* **REQUIRED WORK**:
Leaving out every picture, copy the lines of the data exactly, from the first through the line containing "119, 133, 147]".

----------

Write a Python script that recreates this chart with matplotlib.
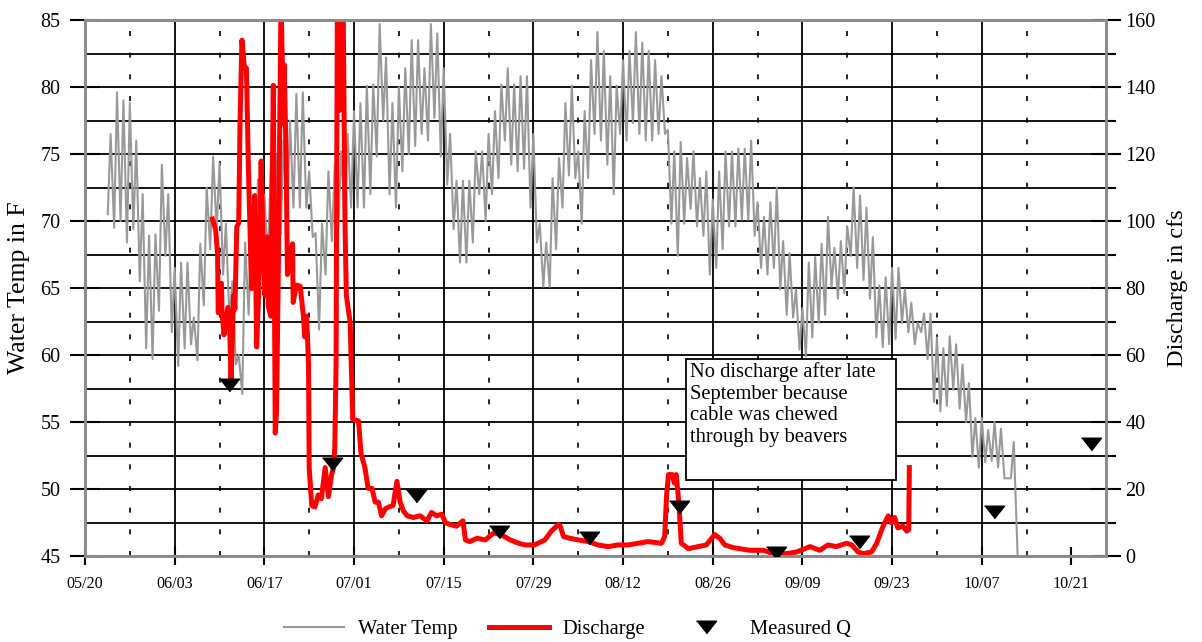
import numpy as np
import matplotlib
matplotlib.use('Agg')
import matplotlib.pyplot as plt
from matplotlib.ticker import MultipleLocator
from matplotlib.lines import Line2D
from matplotlib.patches import Rectangle

plt.rcParams['font.family'] = ['Liberation Serif', 'DejaVu Serif']

# x axis is in days counted from 05/20
tick_labels = ['05/20', '06/03', '06/17', '07/01', '07/15', '07/29',
               '08/12', '08/26', '09/09', '09/23', '10/07', '10/21']
tick_days = [0, 14, 28, 42, 56, 70, 84, 98, 112, 126, 140, 154]
solid_days = [14, 28, 42, 56, 70, 84, 98, 112, 126, 140]
dotted_days = [7, 21, 35, 49, 63, 77, 91, 105, 119, 133, 147]

# water temperature: daily low / high (F), days 4 .. 145
temp_day = np.arange(4, 146)
temp_low = [70.5, 69.5, 70.0, 68.4, 69.4, 65.5, 60.5, 59.7, 63.3, 67.4,
            61.7, 59.2, 60.5, 60.8, 59.6, 63.7, 67.9, 69.4, 66.0, 62.6,
            59.3, 57.1, 63.0, 65.0, 66.0, 67.0, 68.0, 69.0, 70.0, 71.0,
            71.0, 71.0, 68.8, 61.9, 66.0, 68.5, 69.5, 70.3, 71.0, 71.0,
            71.0, 72.0, 74.8, 77.5, 72.0, 71.0, 73.7, 75.0, 75.6, 76.5,
            76.0, 77.7, 74.8, 72.7, 69.4, 66.9, 66.9, 68.4, 72.0, 70.0,
            72.0, 73.2, 76.0, 74.2, 73.7, 73.9, 71.0, 68.4, 65.1, 65.1,
            67.9, 71.0, 73.4, 73.2, 69.8, 73.2, 76.5, 76.0, 74.2, 72.0,
            76.5, 76.0, 77.3, 76.5, 76.0, 76.0, 76.5, 76.5, 69.8, 67.4,
            69.8, 70.9, 69.6, 68.9, 66.0, 66.5, 67.9, 69.6, 69.6, 70.1,
            70.1, 68.9, 66.5, 66.0, 66.5, 64.9, 63.0, 62.8, 60.4, 59.9,
            61.3, 62.4, 63.0, 65.1, 64.2, 64.6, 67.4, 66.5, 65.6, 64.2,
            61.3, 60.6, 60.8, 61.2, 62.4, 61.7, 60.8, 61.7, 59.7, 56.5,
            55.8, 56.2, 57.4, 56.0, 55.0, 52.4, 51.6, 52.0, 52.1, 51.6,
            50.8, 50.8]
temp_high = [76.5, 79.6, 79.0, 78.8, 76.0, 72.0, 68.9, 69.0, 74.2, 72.0,
             66.5, 66.9, 66.9, 62.8, 68.3, 72.5, 74.8, 74.3, 69.8, 65.5,
             60.0, 68.4, 70.0, 73.1, 72.0, 74.0, 75.0, 76.0, 77.5, 79.5,
             79.6, 73.7, 69.1, 69.8, 73.7, 74.2, 75.2, 76.5, 78.2, 78.8,
             80.1, 80.2, 84.7, 82.2, 78.8, 80.0, 81.4, 83.5, 83.5, 81.4,
             84.7, 84.0, 81.4, 76.5, 73.0, 73.0, 73.0, 75.2, 75.2, 76.5,
             78.2, 80.2, 81.4, 80.2, 80.8, 80.8, 76.5, 69.8, 68.4, 73.2,
             74.7, 78.8, 80.1, 75.2, 78.2, 82.0, 84.1, 82.7, 80.8, 80.1,
             82.0, 82.7, 84.1, 83.3, 82.7, 82.0, 80.8, 76.8, 75.2, 75.9,
             74.7, 75.2, 73.2, 73.7, 71.6, 73.7, 75.2, 75.2, 75.4, 75.4,
             76.0, 71.4, 70.3, 71.4, 72.5, 68.5, 67.6, 64.9, 63.5, 66.9,
             67.3, 68.3, 70.3, 68.0, 68.5, 69.6, 72.5, 71.9, 71.0, 68.8,
             65.2, 65.8, 66.5, 66.5, 64.9, 63.9, 62.4, 63.1, 63.1, 61.3,
             60.5, 61.4, 60.8, 59.3, 57.9, 55.3, 55.3, 54.4, 55.0, 54.5,
             50.8, 53.5]
temp_end_day = 145.6
temp_end_value = 45.0

# discharge record (cfs)
q_day = [19.9, 20.4, 20.7, 20.8, 21.3, 21.4, 21.7, 22.3, 22.6, 22.8,
         23.2, 23.4, 23.7, 24.0, 24.2, 24.5, 24.9, 25.2, 25.5, 25.9,
         26.0, 26.5, 26.8, 27.1, 27.5, 27.8, 28.1, 28.4, 28.6, 29.0,
         29.4, 29.7, 29.9, 30.2, 30.6, 31.0, 31.1, 31.4, 31.6, 32.0,
         32.4, 32.5, 33.0, 33.6, 34.1, 34.3, 34.6, 34.9, 35.0, 35.4,
         35.9, 36.4, 36.9, 37.5, 38.0, 38.5, 38.8, 39.0, 39.2, 39.4,
         39.75, 40.0, 40.3, 40.6, 40.8, 41.4, 41.8, 42.7, 43.1, 43.7,
         44.2, 44.8, 45.3, 45.8, 46.3, 46.9, 47.4, 48.1, 48.7, 49.2,
         49.7, 50.3, 51.3, 52.3, 53.4, 54.1, 54.9, 55.7, 56.3, 57.0,
         58.0, 59.0, 59.4, 60.1, 61.2, 62.5, 63.8, 64.9, 66.4, 67.7,
         68.7, 70.2, 71.8, 72.8, 73.9, 74.2, 74.7, 75.7, 77.0, 78.6,
         80.1, 81.7, 83.2, 84.8, 86.4, 87.9, 90.0, 90.5, 90.8, 91.1,
         91.7, 92.0, 92.3, 92.7, 93.1, 94.2, 95.7, 97.0, 98.3, 99.1,
         99.9, 101.2, 102.2, 103.8, 105.9, 107.4, 109.5, 111.1, 113.2, 114.7,
         116.0, 117.3, 118.9, 119.7, 120.7, 121.5, 122.8, 123.6, 124.6, 125.4,
         125.9, 126.4, 126.9, 127.7, 128.3, 128.6, 128.7]
q_cfs = [100.6, 97.3, 90.1, 72.6, 81.4, 72.6, 66.0, 74.2, 67.5, 52.6,
         77.8, 73.7, 98.3, 99.4, 129.0, 154.0, 145.6, 145.6, 116.8, 88.0,
         79.8, 107.6, 62.4, 77.8, 117.9, 94.2, 77.8, 95.3, 74.7, 71.6,
         140.5, 36.7, 42.8, 88.0, 166.0, 129.0, 146.6, 118.9, 84.0, 88.0,
         93.2, 75.7, 80.9, 80.5, 71.6, 65.4, 71.6, 57.2, 26.4, 15.1,
         14.6, 18.2, 17.1, 26.4, 17.7, 24.3, 26.4, 32.6, 57.2, 166.0,
         133.0, 166.0, 166.0, 98.3, 77.8, 69.6, 40.8, 40.3, 30.5, 26.4,
         20.2, 20.2, 16.1, 16.1, 12.0, 14.1, 14.6, 15.1, 22.3, 16.1,
         13.5, 12.0, 11.5, 12.0, 10.5, 13.0, 12.0, 12.5, 9.9, 9.4,
         8.9, 10.5, 4.8, 4.3, 5.3, 4.8, 6.9, 6.4, 4.8, 3.8,
         3.3, 3.3, 4.8, 7.4, 9.4, 8.9, 5.8, 5.3, 4.8, 4.3,
         3.3, 2.8, 3.3, 3.3, 3.8, 4.3, 3.8, 5.8, 18.2, 24.3,
         24.3, 21.8, 24.3, 16.1, 3.8, 2.2, 2.8, 3.3, 6.4, 5.3,
         3.3, 2.5, 2.2, 1.7, 1.7, 0.7, 0.7, 1.2, 2.8, 1.7,
         3.3, 2.8, 3.8, 3.3, 1.2, 0.7, 1.2, 3.8, 8.9, 12.0,
         9.9, 11.5, 8.4, 8.9, 7.4, 7.9, 26.4]

# field measurements of discharge (cfs)
meas_day = [22.5, 38.6, 51.6, 64.7, 78.7, 92.8, 107.9, 120.9, 141.9, 157.0]
meas_cfs = [50.9, 27.4, 18.0, 7.3, 5.3, 14.5, 1.0, 4.3, 13.1, 33.4]

note = 'No discharge after late\nSeptember because\ncable was chewed\nthrough by beavers'

gray = '#999999'
spine_gray = '#8c8c8c'
tri = [(-1, 0.63), (1, 0.63), (0, -0.63)]

# interleave daily low (morning) and high (afternoon)
tx = np.column_stack([temp_day - 0.45, temp_day]).ravel()
ty = np.column_stack([temp_low, temp_high]).ravel()
tx = np.append(tx, temp_end_day)
ty = np.append(ty, temp_end_value)

fig = plt.figure(figsize=(12.02, 6.42), dpi=100)
ax = fig.add_axes([85 / 1202, 86 / 642, 1021 / 1202, 536 / 642])
ax2 = ax.twinx()

ax.set_xlim(0, 159.4)
ax.set_ylim(45, 85)
ax2.set_ylim(0, 160)
ax.set_axisbelow(True)

# grid
ax.yaxis.set_major_locator(MultipleLocator(5))
ax.yaxis.set_minor_locator(MultipleLocator(2.5))
ax.grid(axis='y', which='both', color='black', lw=1.3)
for d in solid_days:
    ax.axvline(d, color='black', lw=1.3, zorder=0.6)
for d in dotted_days:
    ax.axvline(d, color='black', lw=1.2, ls=(0, (3, 10)), zorder=0.6)

# note box
ax.add_patch(Rectangle((0.5886, 0.1418), 0.2057, 0.2257, transform=ax.transAxes,
                       facecolor='white', edgecolor='black', lw=1.3, zorder=1.5))
ax.text(0.5926, 0.362, note, transform=ax.transAxes, ha='left', va='top',
        fontsize=14.8, linespacing=1.2, zorder=1.6)

ax.plot(tx, ty, color=gray, lw=1.5, zorder=2)
ax2.plot(q_day, q_cfs, color='red', lw=3.6, solid_joinstyle='round', zorder=2)
ax2.plot(meas_day, meas_cfs, ls='none', marker=tri, markersize=14.4,
         color='black', zorder=3)

# ticks
ax.set_xticks(tick_days)
ax.set_xticklabels(tick_labels)
ax.tick_params(axis='x', which='major', direction='inout', length=13, width=1.5,
               labelsize=11.6, pad=8)
ax.tick_params(axis='y', which='major', direction='inout', length=21.6, width=1.5,
               labelsize=14.5, pad=7)
ax.tick_params(axis='y', which='minor', length=0)
ax2.yaxis.set_major_locator(MultipleLocator(20))
ax2.yaxis.set_minor_locator(MultipleLocator(10))
ax2.tick_params(axis='y', which='major', direction='inout', length=21.6, width=1.5,
                labelsize=14.5, pad=3)
ax2.tick_params(axis='y', which='minor', direction='out', length=7, width=1.5)

for a in (ax, ax2):
    for s in a.spines.values():
        s.set_color(spine_gray)
        s.set_linewidth(2)

ax.set_ylabel('Water Temp in F', fontsize=18.5, labelpad=7)
ax2.set_ylabel('Discharge in cfs', fontsize=17.5, labelpad=8)

handles = [Line2D([], [], color=gray, lw=1.5),
           Line2D([], [], color='red', lw=3.6),
           Line2D([], [], ls='none', marker=tri, markersize=14.4, color='black')]
fig.legend(handles, ['Water Temp', 'Discharge', 'Measured Q'], loc='center',
           bbox_to_anchor=(0.4725, 0.019), ncol=3, frameon=False, fontsize=14.8,
           handlelength=2.9, handletextpad=0.7, columnspacing=1.5)

fig.savefig('out.png', dpi=100)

----------

* **SOLUTION TO THE PROBLEM**:
Write a Python script that recreates this chart with matplotlib.
import numpy as np
import matplotlib
matplotlib.use('Agg')
import matplotlib.pyplot as plt
from matplotlib.ticker import MultipleLocator
from matplotlib.lines import Line2D
from matplotlib.patches import Rectangle

plt.rcParams['font.family'] = ['Liberation Serif', 'DejaVu Serif']

# x axis is in days counted from 05/20
tick_labels = ['05/20', '06/03', '06/17', '07/01', '07/15', '07/29',
               '08/12', '08/26', '09/09', '09/23', '10/07', '10/21']
tick_days = [0, 14, 28, 42, 56, 70, 84, 98, 112, 126, 140, 154]
solid_days = [14, 28, 42, 56, 70, 84, 98, 112, 126, 140]
dotted_days = [7, 21, 35, 49, 63, 77, 91, 105, 119, 133, 147]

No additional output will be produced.